Transient Response Analyzer
A Transient Response Analyzer (TRA) is a measurement instrument or software tool that captures, quantifies, and characterizes a system’s time‑domain behavior immediately following a change in input, such as a step, impulse, or disturbance.
Expanded Explanation
1. Technical Function and Core Characteristics
A TRA observes how voltages, currents, pressures, or other system variables evolve after a discrete change in operating conditions. It measures attributes such as rise time, settling time, overshoot, damping, and oscillation in the time domain.
The analyzer may implement digital signal processing, high-speed data acquisition, and trigger mechanisms to isolate transient intervals from steady-state behavior. It often supports parameter extraction, curve fitting, and frequency-domain correlation to validate models of control systems, power electronics, or mechanical structures.

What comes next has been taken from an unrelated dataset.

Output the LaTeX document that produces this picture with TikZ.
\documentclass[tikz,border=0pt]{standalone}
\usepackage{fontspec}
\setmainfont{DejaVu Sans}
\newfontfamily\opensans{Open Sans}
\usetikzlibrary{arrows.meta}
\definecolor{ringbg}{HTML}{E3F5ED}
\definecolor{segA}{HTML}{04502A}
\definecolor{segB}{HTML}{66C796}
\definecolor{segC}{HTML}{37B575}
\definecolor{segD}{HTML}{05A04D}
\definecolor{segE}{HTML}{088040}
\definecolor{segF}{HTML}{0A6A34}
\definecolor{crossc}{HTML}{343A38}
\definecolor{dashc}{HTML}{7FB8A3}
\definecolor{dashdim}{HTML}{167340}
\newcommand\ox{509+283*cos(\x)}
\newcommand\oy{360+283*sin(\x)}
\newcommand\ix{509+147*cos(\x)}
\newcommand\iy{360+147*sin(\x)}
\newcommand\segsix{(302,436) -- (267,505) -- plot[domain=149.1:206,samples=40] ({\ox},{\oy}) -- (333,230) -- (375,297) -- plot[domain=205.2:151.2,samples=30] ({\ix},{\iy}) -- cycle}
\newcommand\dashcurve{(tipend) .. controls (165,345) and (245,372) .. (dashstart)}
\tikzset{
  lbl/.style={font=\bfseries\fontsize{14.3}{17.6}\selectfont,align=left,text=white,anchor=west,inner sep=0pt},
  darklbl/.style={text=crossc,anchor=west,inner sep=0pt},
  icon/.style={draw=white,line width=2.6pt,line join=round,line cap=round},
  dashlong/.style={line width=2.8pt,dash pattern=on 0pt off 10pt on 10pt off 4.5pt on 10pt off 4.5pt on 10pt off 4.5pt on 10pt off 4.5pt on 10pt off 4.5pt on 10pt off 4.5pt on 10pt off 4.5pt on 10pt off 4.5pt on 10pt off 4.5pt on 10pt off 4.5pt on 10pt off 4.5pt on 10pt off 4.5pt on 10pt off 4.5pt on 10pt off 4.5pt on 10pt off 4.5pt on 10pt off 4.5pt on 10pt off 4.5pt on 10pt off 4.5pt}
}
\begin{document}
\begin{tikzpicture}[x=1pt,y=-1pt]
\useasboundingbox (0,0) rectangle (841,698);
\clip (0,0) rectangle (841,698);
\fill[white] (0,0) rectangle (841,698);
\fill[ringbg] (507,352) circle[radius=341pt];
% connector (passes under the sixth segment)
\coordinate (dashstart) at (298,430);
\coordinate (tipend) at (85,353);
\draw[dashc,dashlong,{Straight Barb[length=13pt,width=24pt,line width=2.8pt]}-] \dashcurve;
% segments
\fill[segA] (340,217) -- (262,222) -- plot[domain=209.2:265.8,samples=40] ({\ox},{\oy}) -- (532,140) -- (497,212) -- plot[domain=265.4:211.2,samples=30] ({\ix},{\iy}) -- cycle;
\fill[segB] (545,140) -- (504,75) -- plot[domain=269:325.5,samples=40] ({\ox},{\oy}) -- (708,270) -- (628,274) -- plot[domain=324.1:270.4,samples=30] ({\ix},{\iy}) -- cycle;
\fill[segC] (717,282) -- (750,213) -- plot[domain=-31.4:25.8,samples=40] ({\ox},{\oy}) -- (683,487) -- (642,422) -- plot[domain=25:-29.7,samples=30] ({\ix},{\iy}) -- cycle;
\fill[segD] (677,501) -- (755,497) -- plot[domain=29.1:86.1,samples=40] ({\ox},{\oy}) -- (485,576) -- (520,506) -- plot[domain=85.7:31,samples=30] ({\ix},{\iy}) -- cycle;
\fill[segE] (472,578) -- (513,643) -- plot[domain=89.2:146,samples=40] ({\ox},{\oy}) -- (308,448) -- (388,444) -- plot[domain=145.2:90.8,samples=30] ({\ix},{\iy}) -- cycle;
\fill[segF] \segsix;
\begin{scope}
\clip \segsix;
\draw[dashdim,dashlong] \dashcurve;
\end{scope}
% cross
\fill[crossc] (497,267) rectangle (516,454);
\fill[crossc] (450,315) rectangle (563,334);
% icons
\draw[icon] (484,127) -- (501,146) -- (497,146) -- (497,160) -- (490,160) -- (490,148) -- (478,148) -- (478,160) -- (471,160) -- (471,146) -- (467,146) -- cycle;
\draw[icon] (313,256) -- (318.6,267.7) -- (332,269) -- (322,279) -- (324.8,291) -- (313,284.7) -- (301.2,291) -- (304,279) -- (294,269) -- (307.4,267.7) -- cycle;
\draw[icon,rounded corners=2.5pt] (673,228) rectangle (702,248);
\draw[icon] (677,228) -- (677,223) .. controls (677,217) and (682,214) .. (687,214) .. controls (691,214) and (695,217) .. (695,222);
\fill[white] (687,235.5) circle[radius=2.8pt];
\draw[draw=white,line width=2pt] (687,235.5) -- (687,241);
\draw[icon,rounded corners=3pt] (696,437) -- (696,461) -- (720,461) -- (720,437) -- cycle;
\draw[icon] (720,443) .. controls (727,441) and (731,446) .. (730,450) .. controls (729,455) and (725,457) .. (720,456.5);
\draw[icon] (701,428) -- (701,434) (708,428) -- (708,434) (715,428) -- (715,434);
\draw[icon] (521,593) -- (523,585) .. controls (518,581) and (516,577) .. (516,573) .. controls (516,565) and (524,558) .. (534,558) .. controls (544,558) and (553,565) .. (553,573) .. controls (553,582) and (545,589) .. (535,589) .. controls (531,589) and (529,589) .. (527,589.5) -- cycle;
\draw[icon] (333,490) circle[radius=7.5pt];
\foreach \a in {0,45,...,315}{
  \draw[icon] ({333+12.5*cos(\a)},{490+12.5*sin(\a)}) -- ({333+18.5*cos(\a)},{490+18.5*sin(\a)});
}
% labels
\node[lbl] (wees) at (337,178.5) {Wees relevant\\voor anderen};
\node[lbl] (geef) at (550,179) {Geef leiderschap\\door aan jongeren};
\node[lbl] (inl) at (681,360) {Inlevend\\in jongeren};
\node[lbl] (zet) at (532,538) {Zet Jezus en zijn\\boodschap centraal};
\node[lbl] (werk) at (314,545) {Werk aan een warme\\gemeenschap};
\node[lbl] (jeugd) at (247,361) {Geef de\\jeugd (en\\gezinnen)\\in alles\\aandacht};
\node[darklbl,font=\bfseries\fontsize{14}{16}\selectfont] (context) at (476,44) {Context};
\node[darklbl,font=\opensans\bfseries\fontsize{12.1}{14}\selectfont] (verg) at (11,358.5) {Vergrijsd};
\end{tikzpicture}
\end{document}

2. Enterprise Usage and Architectural Context
Enterprises use transient response analyzers in electronic design, power systems engineering, communication systems, and industrial automation to verify that devices and control loops meet stability and performance specifications under changing load or fault conditions. The tool supports design verification, compliance testing, and Hardware-in-the-Loop (HIL) validation.

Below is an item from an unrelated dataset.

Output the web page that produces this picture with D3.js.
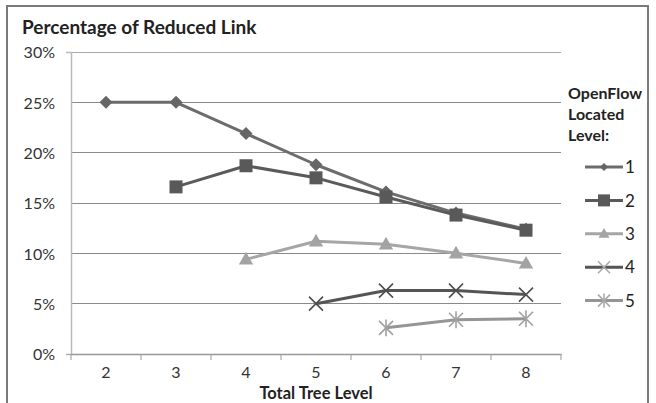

Architecturally, transient response analysis appears within laboratory test setups, automated test equipment, and embedded monitoring platforms that feed telemetry into data platforms or digital twins. Results integrate with model-based design workflows, simulation tools, and quality-management systems.

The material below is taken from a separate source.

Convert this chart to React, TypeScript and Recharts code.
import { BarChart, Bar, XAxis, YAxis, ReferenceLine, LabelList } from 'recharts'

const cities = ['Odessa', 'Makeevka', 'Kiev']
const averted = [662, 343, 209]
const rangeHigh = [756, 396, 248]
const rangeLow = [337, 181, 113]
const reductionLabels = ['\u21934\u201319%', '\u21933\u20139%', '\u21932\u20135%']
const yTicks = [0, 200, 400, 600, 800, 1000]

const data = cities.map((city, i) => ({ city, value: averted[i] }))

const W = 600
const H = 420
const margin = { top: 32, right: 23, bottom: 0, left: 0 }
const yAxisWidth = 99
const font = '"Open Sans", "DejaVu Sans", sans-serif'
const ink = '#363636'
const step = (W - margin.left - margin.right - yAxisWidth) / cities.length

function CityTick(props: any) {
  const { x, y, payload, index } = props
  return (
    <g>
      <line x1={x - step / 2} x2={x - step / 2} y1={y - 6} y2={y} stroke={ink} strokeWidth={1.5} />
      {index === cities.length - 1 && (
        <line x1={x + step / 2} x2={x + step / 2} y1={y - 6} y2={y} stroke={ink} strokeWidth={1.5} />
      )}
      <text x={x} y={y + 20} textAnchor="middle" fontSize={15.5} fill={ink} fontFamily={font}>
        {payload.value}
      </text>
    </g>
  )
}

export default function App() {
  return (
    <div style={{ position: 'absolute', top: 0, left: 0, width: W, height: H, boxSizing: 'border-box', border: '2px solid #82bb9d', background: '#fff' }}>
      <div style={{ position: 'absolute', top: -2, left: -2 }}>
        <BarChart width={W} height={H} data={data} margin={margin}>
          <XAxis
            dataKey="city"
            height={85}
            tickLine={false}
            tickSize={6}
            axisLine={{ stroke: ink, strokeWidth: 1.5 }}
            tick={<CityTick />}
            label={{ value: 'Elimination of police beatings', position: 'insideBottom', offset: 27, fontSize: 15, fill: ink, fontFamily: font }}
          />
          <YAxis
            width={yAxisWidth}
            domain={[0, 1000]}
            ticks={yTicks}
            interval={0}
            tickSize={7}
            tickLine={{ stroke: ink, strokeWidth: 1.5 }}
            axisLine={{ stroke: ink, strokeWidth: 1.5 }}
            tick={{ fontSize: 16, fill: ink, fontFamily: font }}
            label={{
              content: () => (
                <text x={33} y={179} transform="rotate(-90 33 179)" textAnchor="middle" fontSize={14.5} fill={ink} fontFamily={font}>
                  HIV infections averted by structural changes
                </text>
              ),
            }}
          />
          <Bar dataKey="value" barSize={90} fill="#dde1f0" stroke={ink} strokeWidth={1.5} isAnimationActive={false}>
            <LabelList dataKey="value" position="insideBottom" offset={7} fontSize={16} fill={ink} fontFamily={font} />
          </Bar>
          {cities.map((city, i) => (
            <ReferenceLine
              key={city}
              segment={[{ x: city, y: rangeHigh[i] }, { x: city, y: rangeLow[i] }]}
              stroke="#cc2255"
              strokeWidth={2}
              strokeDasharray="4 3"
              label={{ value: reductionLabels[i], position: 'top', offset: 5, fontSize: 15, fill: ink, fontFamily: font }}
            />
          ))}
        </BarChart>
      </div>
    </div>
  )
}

3. Related or Adjacent Technologies
Related instruments include oscilloscopes, vector network analyzers, spectrum analyzers, and dynamic signal analyzers, which also measure time- and frequency-domain behavior. Control-system design tools and simulation environments complement transient response analyzers by predicting expected responses before empirical testing.
Power quality analyzers, disturbance recorders, and event recorders in electrical grids perform transient capture functions for high-energy or fault events. Condition-monitoring systems in mechanical and structural engineering also perform transient analysis on vibration, acoustic, or strain signals.
4. Business and Operational Significance
For enterprises, transient response analyzers support verification that products conform to safety, reliability, and performance requirements under non-steady-state operation. This reduces design rework, field failures, and warranty exposure in sectors such as aerospace, automotive, power, and telecommunications.
Operational teams use transient response data to tune controllers, validate protection schemes, and assess system robustness during switching events, start-up sequences, or fault clearance. The resulting measurements inform change management, capacity planning, and lifecycle management decisions across engineered systems.